Entraîneur en chef de l'équipe de Suisse messieurs, Thomas Stauffer se livre sans retenue dans une interview à Keystone-ATS. Le Bernois ne cache pas qu'il déborde d'ambitions pour une équipe qu'il a menée cet hiver vers des sommets presque insoupçonnés.
Thomas Stauffer, la saison s'est conclue de manière abrupte en raison de la pandémie du coronavirus. Comment avez-vous vécu ces dernières semaines ?
«Nous avons toujours pensé en premier lieu la santé des skieurs et des autres membres de l'équipe. Même si les décisions ont mis un certain temps à tomber, la FIS a agi comme elle devait le faire.»
Tous les domaines skiables sont aujourd'hui fermés. Quel est le quotidien de vos skieurs ?
«Nous avons définitivement tiré le rideau vendredi dernier. Les skieurs sont rentrés à la maison. Ils peuvent, s'ils le désirent, travailler sur le plan physique. Mais l'heure est plutôt à la récupération. Nous devons veiller à ce qu'ils bénéficient de bonnes conditions d'entraînement lorsque le temps sera venu de reprendre le collier.»
Vous devez être un entraîneur heureux. L'équipe de Suisse messieurs est désormais la meilleure...
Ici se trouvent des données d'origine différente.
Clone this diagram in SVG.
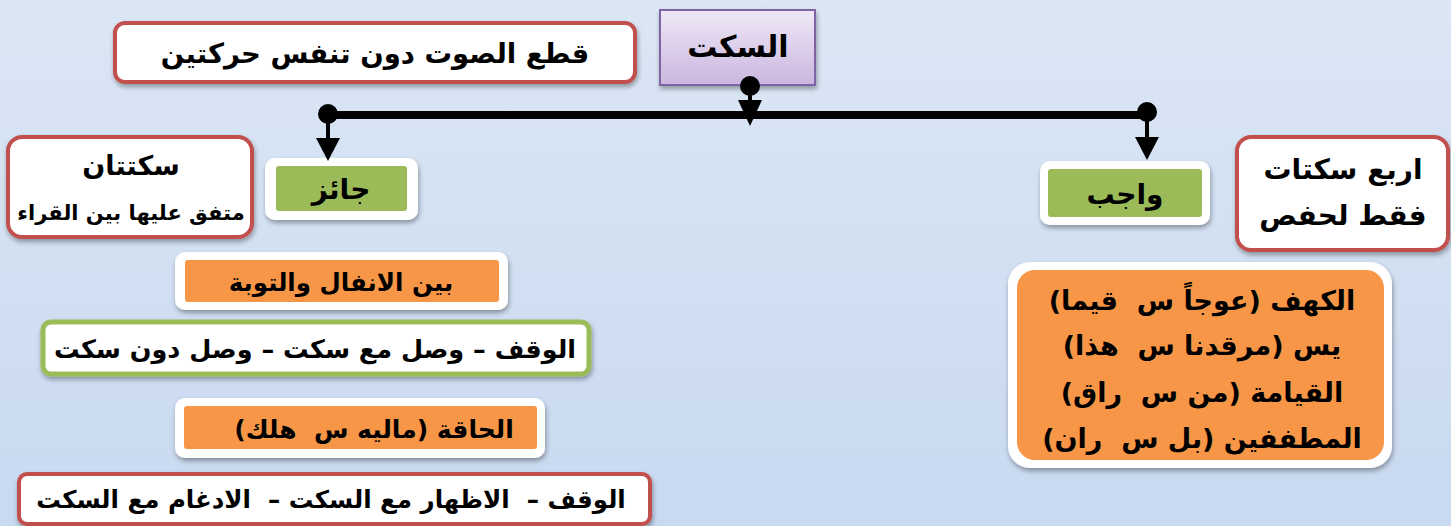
<svg xmlns="http://www.w3.org/2000/svg" width="1451" height="526" viewBox="0 0 1451 526">
<defs>
<linearGradient id="bg" x1="0" y1="0" x2="0" y2="1">
<stop offset="0" stop-color="#dce7f5"/>
<stop offset="1" stop-color="#c8d9f0"/>
</linearGradient>
<linearGradient id="purp" x1="0" y1="0" x2="0" y2="1">
<stop offset="0" stop-color="#efe8f6"/>
<stop offset="1" stop-color="#cbb6df"/>
</linearGradient>
<filter id="sh" x="-10%" y="-20%" width="120%" height="150%">
<feDropShadow dx="1" dy="3" stdDeviation="2.5" flood-color="#000" flood-opacity="0.35"/>
</filter>
</defs>
<style>
text{font-family:"DejaVu Sans","Liberation Sans",sans-serif;font-weight:bold;fill:#000;text-anchor:middle;direction:rtl;white-space:pre}
.red{fill:#fff;stroke:#c0504d;stroke-width:4}
.wht{fill:#fff}
.grn{fill:#9bbb59}
.org{fill:#f79646}
.line{stroke:#000;stroke-width:8;fill:none}
.stem{stroke:#000;stroke-width:4;fill:none}
</style>
<rect width="1451" height="526" fill="url(#bg)"/>

<g id="sakt">
<rect x="660" y="10" width="155" height="75" fill="url(#purp)" stroke="#8064a2" stroke-width="2" filter="url(#sh)"/>
<text x="738" y="57" font-size="30">السكت</text>
</g>

<g id="definition">
<rect class="red" x="115" y="23" width="520" height="59" rx="10" filter="url(#sh)"/>
<text x="375" y="63" font-size="27.5">قطع الصوت دون تنفس حركتين</text>
</g>

<g id="jaiz">
<rect class="wht" x="265" y="158" width="153" height="62" rx="10" filter="url(#sh)"/>
<rect class="grn" x="276" y="166" width="131" height="45" rx="3"/>
<text x="341" y="199" font-size="28">جائز</text>
</g>

<g id="saktatan">
<rect class="red" x="8" y="137" width="244" height="100" rx="14" filter="url(#sh)"/>
<text x="131" y="175" font-size="27">سكتتان</text>
<text x="131" y="220" font-size="21">متفق عليها بين القراء</text>
</g>

<g id="wajib">
<rect class="wht" x="1040" y="161" width="170" height="64" rx="10" filter="url(#sh)"/>
<rect class="grn" x="1048" y="169" width="154" height="48" rx="3"/>
<text x="1125" y="204" font-size="28">واجب</text>
</g>

<g id="arba">
<rect class="red" x="1237" y="137" width="211" height="113" rx="14" filter="url(#sh)"/>
<text x="1343" y="179" font-size="28">اربع سكتات</text>
<text x="1343" y="225" font-size="28">فقط لحفص</text>
</g>

<g id="anfal">
<rect class="wht" x="175" y="252" width="333" height="58" rx="10" filter="url(#sh)"/>
<rect class="org" x="185" y="260" width="314" height="42" rx="3"/>
<text x="341" y="291" font-size="24.5">بين الانفال والتوبة</text>
</g>

<g id="anfal-ways">
<rect x="43" y="322" width="546" height="52" rx="8" fill="#fff" stroke="#9bbb59" stroke-width="5" filter="url(#sh)"/>
<text x="315" y="358" font-size="25.5">الوقف – وصل مع سكت – وصل دون سكت</text>
</g>

<g id="haqqa">
<rect class="wht" x="175" y="398" width="370" height="60" rx="10" filter="url(#sh)"/>
<rect class="org" x="184" y="406" width="353" height="43" rx="3"/>
<text x="374" y="438" font-size="25">الحاقة (ماليه س  هلك)</text>
</g>

<g id="haqqa-ways">
<rect class="red" x="19" y="474" width="631" height="50" rx="8" filter="url(#sh)"/>
<text x="331" y="508" font-size="24.5">الوقف –  الاظهار مع السكت –  الادغام مع السكت</text>
</g>

<g id="hafs-list">
<rect class="wht" x="1008" y="262" width="384" height="206" rx="22" filter="url(#sh)"/>
<rect class="org" x="1017" y="270" width="367" height="190" rx="18"/>
<text x="1202" y="310" font-size="27">الكهف (عوجاً س  قيما)</text>
<text x="1202" y="355" font-size="27">يس (مرقدنا س  هذا)</text>
<text x="1202" y="402" font-size="27">القيامة (من س  راق)</text>
<text x="1202" y="448" font-size="27">المطففين (بل س  ران)</text>
</g>

<g id="connectors">
<line class="line" x1="328" y1="115" x2="1147" y2="115"/>
<circle cx="328" cy="114" r="10"/>
<circle cx="1147" cy="112" r="10"/>
<circle cx="750" cy="86" r="10"/>
<line class="stem" x1="328" y1="114" x2="328" y2="140"/>
<path d="M316,138 L340,138 L328,161 Z"/>
<line class="stem" x1="1147" y1="112" x2="1147" y2="139"/>
<path d="M1135,137 L1159,137 L1147,160 Z"/>
<line class="stem" x1="750" y1="86" x2="750" y2="102"/>
<path d="M738,100 L762,100 L750,126 Z"/>
</g>
</svg>
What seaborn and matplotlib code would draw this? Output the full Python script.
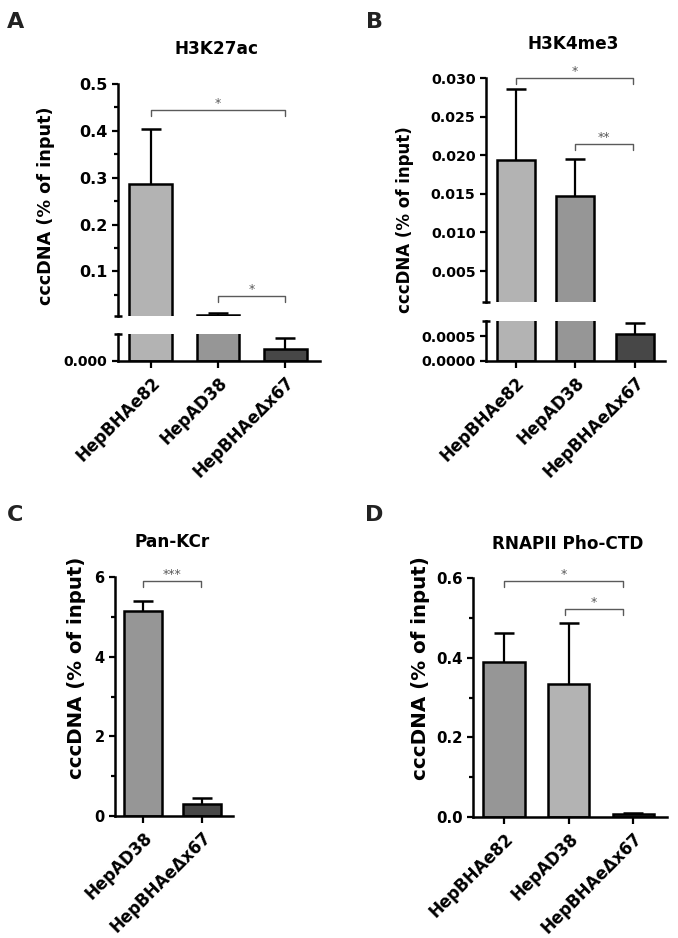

«Il est gratifiant de regarder la place qui est la nôtre aujourd'hui. Cette place de no 1, nous la voulions. Nous l'avons obtenue grâce à la progression de nos skieurs et à leur faculté de réussir une grande performance le jour où il le fallait.»
Quels sont les skieurs qui vous ont vraiment surpris ?
«Je ne veux pas commencer à répondre à cette question. La liste est trop longue... Mais le fait est que nous avons été en mesure de lutter pour les premières places dans toutes les disciplines. Nous nous sommes présentés au départ de chaque course avec la ferme conviction de pouvoir la gagner. Il y a cinq ans, nous étions bien loin d'avoir la même approche.»
Vous avez repris au printemps 2014 une équipe qui n'était que la sixième dans la hiérarchie. Comment expliquer une telle métamorphose en moins de six ans ?
«Grâce à un effort constant dans toutes les disciplines. Si une équipe veut prendre la main comme nous avons pu le faire cet hiver, elle doit être devant dans chaque course. Etre présente par exemple sur les dix ou douze slaloms de l'hiver.»
N'avez-vous jamais douté ?
«J'ai toujours eu la foi. La chance aussi d'avoir du temps. Nous avons rencontré des débuts un peu compliqués. Au printemps 2015, Didier Défago et Silvan Zurbriggen ont, ainsi, pris leur retraite. Ils ont laissé un certain vide. Mais la relève s'est opérée presque naturellement. Même s'il y a eu des disciplines qui ont souffert parfois de manque de résultats, j'ai le sentiment que nous avons toujours su conserver unecertain équilibre. Durant ces six ans, il n'y a pas eu de cassures qui auraient pu nous conduire à changer de cap.»
La Suisse est désormais l'équipe à battre. Que cela change-t-il ?
«Il est exclu de nous reposer sur nos lauriers. J'attends de mes skieurs une implication totale dès cet été. Nous avons encore bien des choses à prouver. Un Daniel Yule, pour prendre un exemple, n'a pas gagné la Coupe du monde de slalom malgré ses trois succès. A lui de remporter l'hiver prochain la course de plus qui changera tout. Je souhaite que Beat Feuz témoigne de la même constance. Je veillerai aussi à ce que Mauro Caviezel, après avoir remporté la Coupe du monde de Super G, bénéficie d'un entourage encore plus fourni pour demeurer le no 1 de la spécialité.»
Et la relève ?
«Il ne faut pas s'attendre à la voir bouleverser la hiérarchie. Mais il y a deux ou trois espoirs qui frappent à la porte. Ils doivent toutefois passer par la case Coupe d'Europe avant de franchir le palier décisif.»
Dans quelle mesure la pandémie du coronavirus va-t-elle changer vos plans en vue de la prochaine saison ?
«Tout est bouleversé. En premier lieu, il n'y aura pas de ski au printemps. Nous ne savons pas quand pourra débuter l'entraînement physique. Normalement, nous devons nous retrouver lors de la deuxième semaine de mai. Par ailleurs, il n'est pas possible de prévoir un camp d'entraînement dans l'hémisphère sud. Mais cela n'est pas un problème dans la mesure où nous trouverons des solutions en Suisse. Dans cette situation, il n'y a qu'une seule ligne de conduite à suivre: celle qui commande de rester calme.»